Y aunque los nombres propios abominados son legión en este momento de indignación creciente que el país vive, seguramente nadie reúne con tanta perfección los rasgos de esta oligarquía que nos empobrece y humilla como María Dolores Cospedal, número dos del PP, presidenta de Castilla-La Mancha y senadora, que se hace merecedora de una concienzuda monografía personal, quizás de una tesis doctoral en Políticas, Psicología, Sociología, Antropología… o una mezcla de todo ello: ¡tan rica es su personalidad, tan notable es la obra política que va dejando! No es posible resumirla en dos trazos, pero si hubiera que resaltar algo en su personalidad –y coincidiendo con aquel “Si la pinchan no sangra” del genial Juan José Millás– habría que aludir a la frialdad con que desafía permanentemente a la verdad: su inmensa capacidad para la hipocresía.

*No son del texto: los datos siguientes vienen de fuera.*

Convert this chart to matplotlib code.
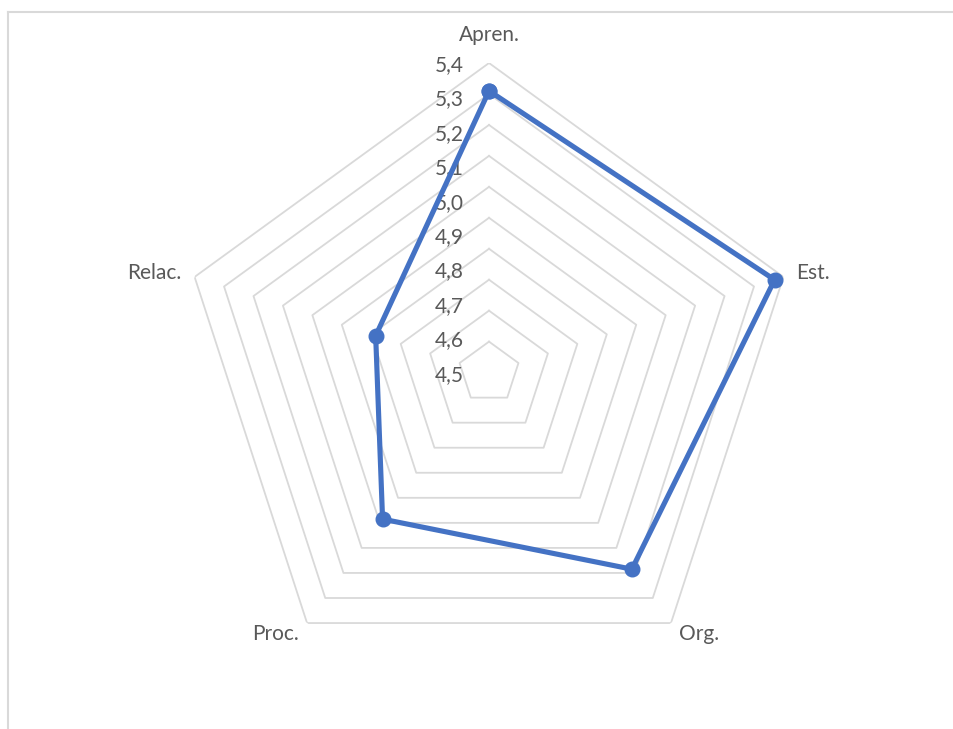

Con sonrisa leve, forzada y de reglamento, tan propia del ejercicio político de varias lideresas del PP, afronta imperturbable lo que le echen, negando la realidad e insultando nuestra inteligencia; ha llamado especialmente la atención que fuera risa abierta lo que su rostro expresaba al verse abucheada por los vecinos de Motilla del Palancar, que le afeaban el cierre de las urgencias en el medio rural de la región de la que se enseñorea; puede que esto marque el inicio de su declive.
Estas risas y sonrisas acompañan a la terrible cura de austeridad a que viene sometiendo a esa región, donde se emplea a fondo en reducir y esquilmar todo lo público; y donde ha protagonizado ese fulminante regreso al siglo XIX al arrebatar el sueldo a los parlamentarios autonómicos: a partir de ahora harán política, bien los que tengan su fortuna personal, bien los que quieran hacerla con la política. Todo ello, con el objetivo de recortar, lo que no le impide ser tri-remunerada y hasta sobreada (según los papeles de Bárcenas), ni solidarizarse con un esposo especialmente activo en sus iniciativas empresariales, que incluyen algunas de tipo inmobiliario en el centro de Madrid cuyos afectados seguro que califican con muy duras palabras. (Incluso, reflejando aspiraciones ridículas, pero oligárquicas, Cospedal se empeña en “nobilizar” su apellido añadiéndole un de arrogante y fatuo.) Observando sus comparecencias evoco a Stendhal cuando describe en Rojo y negro (cap. IX), en el entorno de 1830 y en un clima latente revolucionario, ciertas expresiones, humillantes y precisamente de mujer, señalando que “son las que han hecho los Robespierre”; pero al menos ya sabemos que, aunque de acero, esta mujer es oxidable y corruptible.